One top 30 shareholder said Mr Diamond’s position could become untenable if politicians continued to criticise Barclays over its attempt to rig the market in the London Interbank Offered Rate (Libor).
“The decision over Mr Diamond’s position is one for the board, but his position could become untenable if the prime minister and other politicians demand a change at the top,” the shareholder said.
Another top investor described the political intervention in the case as “mob rule”.
For the time being, however, the bank and its board are keeping their heads down, hoping that the pressure will lift and the government’s tactic of dropping strong hints that Mr Diamond should take responsibility for the Libor abuses by resigning will come to nothing, especially if Mr Diamond acquits himself well at the TSC.
“The government has put a knife on the table,” said one person close to the Barclays board. “They want Bob to pick it up and do the honourable thing. But for the time being at least, he’s not doing that.”
The person said there was unanimity on the board that they should continue to back Mr Diamond.
Many investors remain loath to call explicitly for the ousting of Mr Diamond. Some believe he is still the right man for the job, with a sound strategy to return the bank to growth. But most appear fearful that to ditch a CEO without any obvious successor from within the bank could be counterproductive at a time of such market volatility.
All the same, even among his supporters patience appears to be running out for the man who is better known for his pay package than for his record of generating returns for shareholders. “We have had the furore over Mr Diamond’s bonus and now we have this Libor scandal. It is one more big mistake. When you want to change the direction of a company, you change the boss,” one top investor said.
“The only thing the top management at Barclays appear to care about is bonuses and how much money they make. The bank appears prepared to cut any corner to get a bigger bonus. The culture at the company is wrong.
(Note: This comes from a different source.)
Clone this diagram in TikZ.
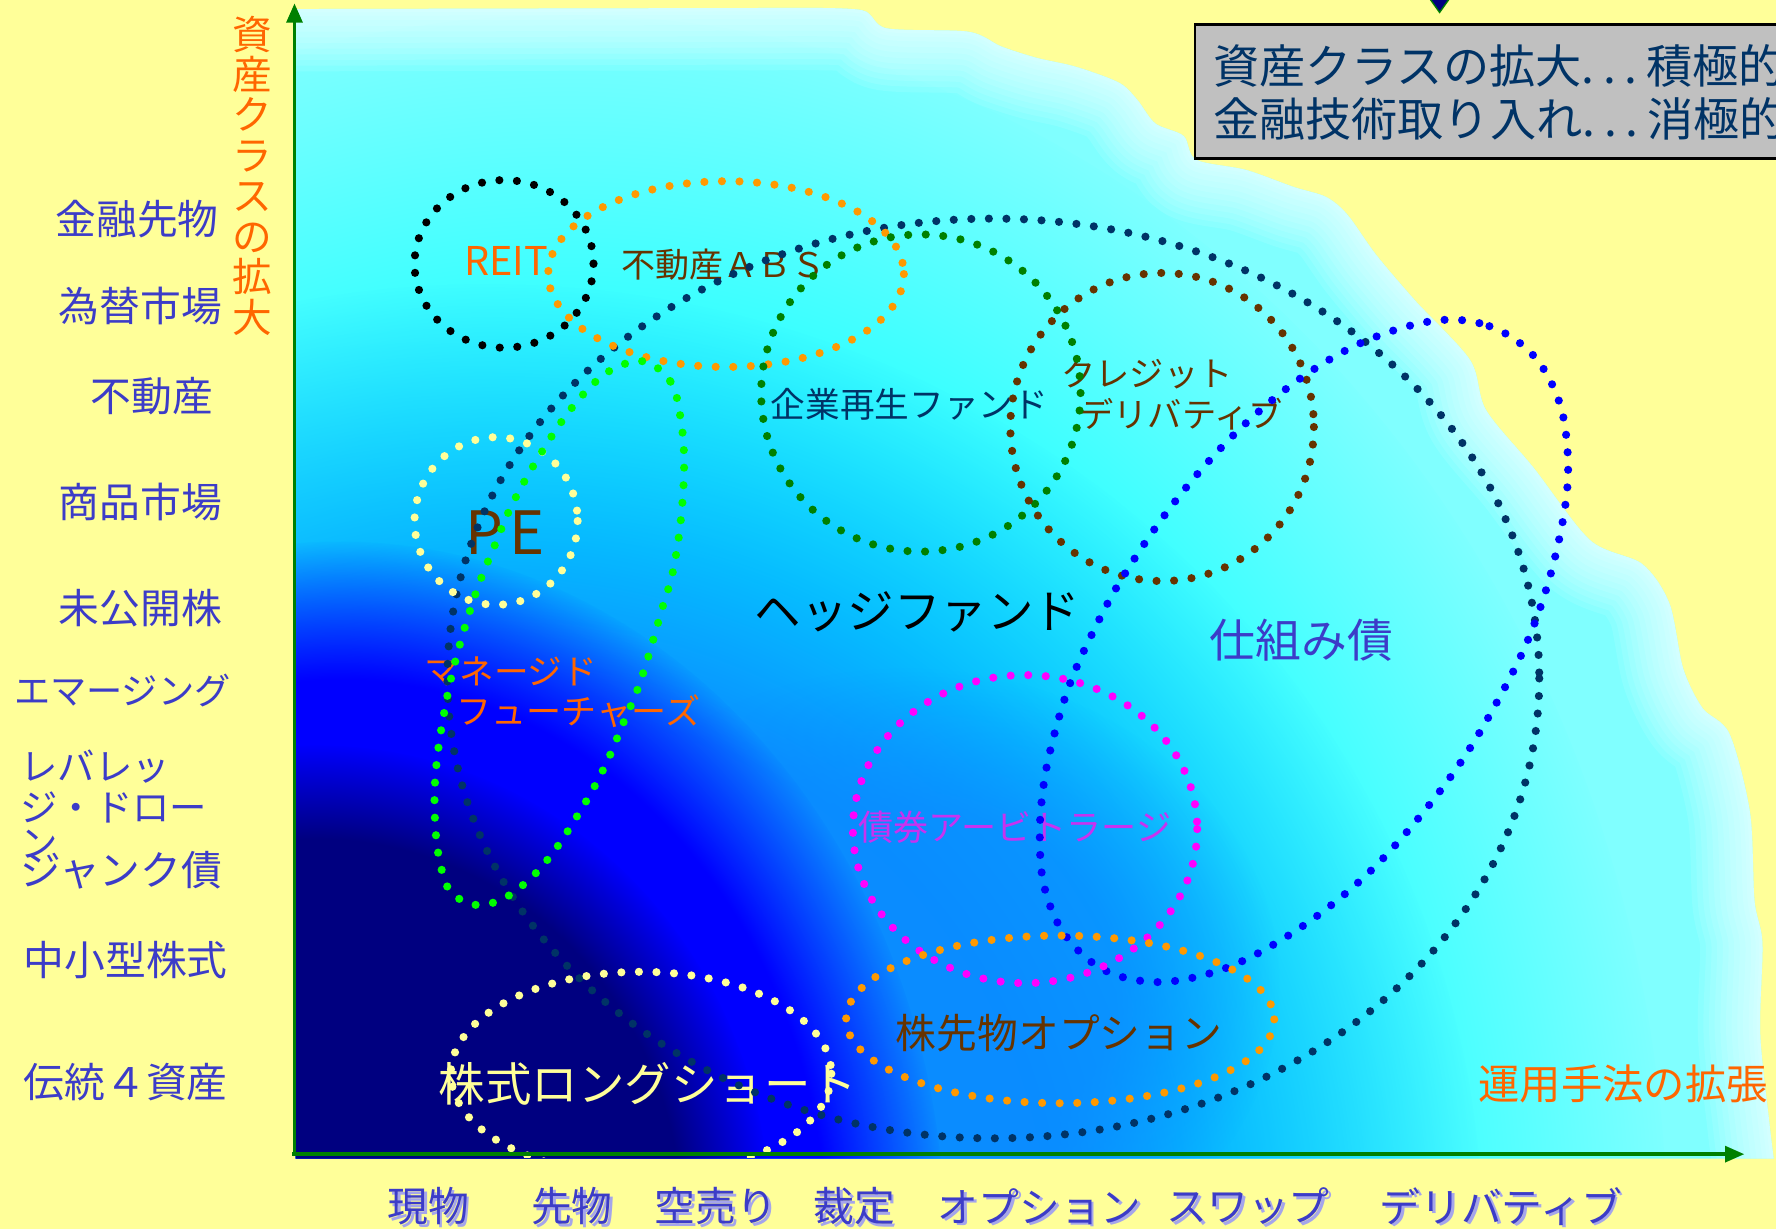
\documentclass[tikz,border=0pt]{standalone}
\usepackage{fontspec}
\setmainfont{Noto Sans CJK JP}
\usetikzlibrary{arrows.meta,fadings}
\pgfdeclareradialshading{softdiscshade}{\pgfpointorigin}{color(0bp)=(pgftransparent!0); color(14bp)=(pgftransparent!0); color(25bp)=(pgftransparent!100); color(50bp)=(pgftransparent!100)}
\pgfdeclarefading{softdisc}{\pgfuseshading{softdiscshade}}
\pgfdeclareradialshading{firmdiscshade}{\pgfpointorigin}{color(0bp)=(pgftransparent!0); color(20bp)=(pgftransparent!0); color(25bp)=(pgftransparent!100); color(50bp)=(pgftransparent!100)}
\pgfdeclarefading{firmdisc}{\pgfuseshading{firmdiscshade}}
\definecolor{bgyellow}{RGB}{255,255,153}
\definecolor{navyc}{RGB}{0,0,128}
\definecolor{bluec}{RGB}{0,0,255}
\definecolor{azurec}{RGB}{10,140,255}
\definecolor{cyanc}{RGB}{0,255,255}
\definecolor{lcyan}{RGB}{128,255,255}
\definecolor{axisgreen}{RGB}{0,128,0}
\definecolor{lblblue}{RGB}{60,60,200}
\definecolor{lblshadow}{RGB}{165,165,235}
\definecolor{orangetxt}{RGB}{255,102,0}
\definecolor{browntxt}{RGB}{102,51,0}
\definecolor{navytxt}{RGB}{0,51,102}
\definecolor{dotorange}{RGB}{255,153,0}
\definecolor{dotgreen}{RGB}{0,128,0}
\definecolor{dotlime}{RGB}{0,255,0}
\definecolor{dotmagenta}{RGB}{255,0,255}
\definecolor{arbviolet}{RGB}{200,50,240}
\definecolor{boxgray}{RGB}{192,192,192}
\tikzset{
  dotline/.style={line width=0.72mm, dash pattern=on 0mm off 1.55mm, line cap=round},
  txt/.style={inner sep=0pt, outer sep=0pt},
  sideLbl/.style={txt, text=lblblue, font=\fontsize{10.24pt}{12pt}\selectfont},
  sideShadow/.style={txt, text=lblshadow, font=\fontsize{10.24pt}{12pt}\selectfont},
  axisline/.style={draw=axisgreen, line width=0.3mm, -{Triangle[length=1.7mm,width=1.4mm]}},
  fringe/.style={draw=white, line join=round},
}
\begin{document}
\begin{tikzpicture}[x=0.1mm,y=-0.1mm]
\useasboundingbox (0,0) rectangle (1568,1085);
\fill[bgyellow] (-5,-5) rectangle (1573,1090);
% ---------- chart background ----------
\begin{scope}
\clip (261,8) -- (700,7) -- plot[smooth,tension=0.5] coordinates {(700,7) (761,9) (783,25) (855,28) (884,41) (915,51) (950,59) (988,73) (1004,88) (1020,109) (1045,120) (1056,141) (1100,150) (1142,165) (1171,174) (1190,190) (1215,225) (1250,266) (1298,318) (1312,362) (1354,413) (1404,477) (1450,498) (1474,533) (1486,590) (1503,625) (1527,648) (1545,717) (1549,795) (1556,833) (1554,912) (1562,990) (1566,1023)} -- (261,1023) -- cycle;
\fill[lcyan] (0,0) rectangle (1568,1085);
\fill[cyanc, path fading=softdisc] (500,1100) ellipse [x radius=975, y radius=1090];
\fill[azurec, path fading=softdisc] (430,1100) ellipse [x radius=880, y radius=850];
\fill[azurec, path fading=softdisc, opacity=0.75] (800,870) ellipse [x radius=330, y radius=280];
\fill[bluec, path fading=firmdisc] (300,1100) ellipse [x radius=535, y radius=622];
\fill[navyc, path fading=firmdisc] (280,1080) ellipse [x radius=400, y radius=422];
\foreach \w in {11,10,9,8,7,6,5,4,3,2,1.2,0.6}{
  \draw[fringe, line width=\w mm, opacity=0.09] (261,8) -- (700,7) -- plot[smooth,tension=0.5] coordinates {(700,7) (761,9) (783,25) (855,28) (884,41) (915,51) (950,59) (988,73) (1004,88) (1020,109) (1045,120) (1056,141) (1100,150) (1142,165) (1171,174) (1190,190) (1215,225) (1250,266) (1298,318) (1312,362) (1354,413) (1404,477) (1450,498) (1474,533) (1486,590) (1503,625) (1527,648) (1545,717) (1549,795) (1556,833) (1554,912) (1562,990) (1566,1023)};
}
\end{scope}
% ---------- texts inside chart ----------
\node[txt, text=orangetxt, font=\fontsize{9.96pt}{12pt}\selectfont] (reit) at (447,230) {REIT};
\node[txt, text=browntxt, font=\fontsize{8.54pt}{10pt}\selectfont] (abs) at (639,234) {不動産ＡＢＳ};
\node[txt, text=navytxt, font=\fontsize{8.7pt}{10pt}\selectfont] (kigyo) at (803,357) {企業再生ファンド};
\node[txt, anchor=west, text=browntxt, font=\fontsize{8.6pt}{10pt}\selectfont] (cred1) at (937,330) {クレジット};
\node[txt, anchor=west, text=browntxt, font=\fontsize{8.6pt}{10pt}\selectfont] (cred2) at (953,366) {デリバティブ};
\node[txt, text=browntxt, font=\fontsize{15pt}{17pt}\selectfont] (pe) at (446,470) {P\kern.1em E};
\node[txt, text=black, font=\fontsize{11.67pt}{13pt}\selectfont] (hedge) at (810,540) {ヘッジファンド};
\node[txt, text=lblblue, font=\fontsize{11.5pt}{13pt}\selectfont] (shikumi) at (1149,565) {仕組み債};
\node[txt, anchor=west, text=orangetxt, font=\fontsize{8.7pt}{10pt}\selectfont] (mf1) at (375,593) {マネージド};
\node[txt, anchor=west, text=orangetxt, font=\fontsize{8.82pt}{10pt}\selectfont] (mf2) at (403,628) {フューチャーズ};
\node[txt, text=arbviolet, font=\fontsize{8.82pt}{10pt}\selectfont] (arb) at (896,730) {債券アービトラージ};
\node[txt, text=browntxt, font=\fontsize{10.24pt}{12pt}\selectfont] (kabu) at (935,912) {株先物オプション};
\node[txt, text=bgyellow, font=\fontsize{11.67pt}{13pt}\selectfont] (longshort) at (572,957) {株式ロングショート};
\node[txt, text=orangetxt, font=\fontsize{10.38pt}{12pt}\selectfont] (unyo) at (1433,957) {運用手法の拡張};
% ---------- dotted groups ----------
\begin{scope}
\clip (261,0) rectangle (1568,1022);
\draw[dotline, navytxt] (877,599) ellipse [x radius=482, y radius=406];
\draw[dotline, black] (445,233) ellipse [x radius=79, y radius=74];
\draw[dotline, dotorange] (641,242) ellipse [x radius=157, y radius=82];
\draw[dotline, dotgreen] (813,347) ellipse [x radius=141, y radius=140];
\draw[dotline, browntxt] (1026,377) ellipse [x radius=134, y radius=136];
\draw[dotline, bgyellow] (438,460) ellipse [x radius=72, y radius=74];
\draw[dotline, dotlime] plot[smooth cycle, tension=0.6] coordinates {(568,319) (592,337) (601,370) (604,410) (601,460) (594,505) (585,536) (572,581) (562,611) (550,639) (538,668) (524,696) (508,723) (491,749) (471,773) (447,792) (425,799) (408,795) (395,783) (387,754) (384,723) (384,692) (387,661) (392,630) (398,600) (406,569) (415,539) (425,510) (437,481) (449,452) (463,425) (479,398) (496,372) (516,347) (539,327)};
\draw[dotline, bluec] plot[smooth cycle, tension=0.6] coordinates {(1268,283) (1315,288) (1353,313) (1376,353) (1384,399) (1382,446) (1369,507) (1349,565) (1321,621) (1289,674) (1251,724) (1209,770) (1161,810) (1110,842) (1066,860) (1019,867) (974,856) (940,825) (922,783) (918,736) (922,689) (932,644) (946,600) (965,558) (988,515) (1023,462) (1062,413) (1105,369) (1154,330) (1208,300)};
\draw[dotline, dotmagenta] (905,732) ellipse [x radius=152, y radius=136];
\draw[dotline, dotorange] (936,900) ellipse [x radius=189, y radius=74];
\draw[dotline, bgyellow] (566,948) ellipse [x radius=168, y radius=90];
\end{scope}
% ---------- axes ----------
\coordinate (org) at (260,1021);
\coordinate (ytip) at (260,3);
\coordinate (xorg) at (258,1019);
\coordinate (xtip) at (1540,1019);
\draw[axisline] (org) -- (ytip);
\draw[axisline] (xorg) -- (xtip);
\node[txt, align=center, text=orangetxt, font=\fontsize{9.96pt}{10.16pt}\selectfont] (ylabel) at (223,155) {資\\産\\ク\\ラ\\ス\\の\\拡\\大};
% ---------- left labels ----------
\node[sideLbl] (y1) at (121,193) {金融先物};
\node[sideLbl] (y2) at (124,270) {為替市場};
\node[sideLbl] (y3) at (134,350) {不動産};
\node[sideLbl] (y4) at (124,443) {商品市場};
\node[sideLbl] (y5) at (124,537) {未公開株};
\node[sideLbl, font=\fontsize{9.1pt}{11pt}\selectfont] (y6) at (108,610) {エマージング};
\node[sideLbl, anchor=west, font=\fontsize{9.39pt}{11pt}\selectfont] (y7a) at (18,677) {レバレッ};
\node[sideLbl, anchor=west, font=\fontsize{9.39pt}{11pt}\selectfont] (y7b) at (18,713) {ジ・ドロー};
\node[sideLbl, anchor=west, font=\fontsize{9.39pt}{11pt}\selectfont] (y7c) at (18,745) {ン};
\node[sideLbl, anchor=west] (y8) at (18,768) {ジャンク債};
\node[sideLbl] (y9) at (111,848) {中小型株式};
\node[sideLbl] (y10) at (111,955) {伝統４資産};
% ---------- bottom labels ----------
\foreach \nm/\xx/\tt in {x1/378/現物, x2/505/先物, x3/632/空売り, x4/754/裁定, x5/918/オプション, x6/1102/スワップ, x7/1325/デリバティブ}{
  \node[sideShadow] (\nm s) at (\xx+2.5,1067.5) {\tt};
  \node[sideLbl] (\nm) at (\xx,1065) {\tt};
}
% ---------- top-right box ----------
\fill[navyc, draw=axisgreen, line width=0.12mm] (1261,-3) -- (1281,-3) -- (1271,11) -- cycle;
\draw[black, line width=0.25mm, fill=boxgray] (1055,22) rectangle (1600,140);
\node[txt, anchor=west, text=navytxt, font=\fontsize{11.6pt}{13pt}\selectfont] (box1) at (1071,58) {資産クラスの拡大.\kern.19em.\kern.19em.\kern.19em積極的};
\node[txt, anchor=west, text=navytxt, font=\fontsize{11.6pt}{13pt}\selectfont] (box2) at (1071,105) {金融技術取り入れ.\kern.19em.\kern.19em.\kern.19em消極的};
\end{tikzpicture}
\end{document}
It is a culture geared to making money, but with little concern for the shareholder or whether the business is run properly.”
Investors also want answers – either directly or via the TSC – particularly over the issue of how much Mr Diamond knew about the manipulation of Libor rates amid the volatile markets of 2007 and 2008. It was during that period, according to last week’s reports from regulators, that Barclays deliberately “lowballed” the rates at which it said it could borrow from rivals, in an effort to calm market jitters about its health.
“Senior management” were aware of this strategy, the probes said. Mr Diamond will come under pressure, both from the TSC and from investors, to reveal whether he himself – at the time head of the investment banking business within which the Libor rates were set – was covered by that phrase.
If he did know, Mr Agius’s departure will do little to silence those who are baying for his blood.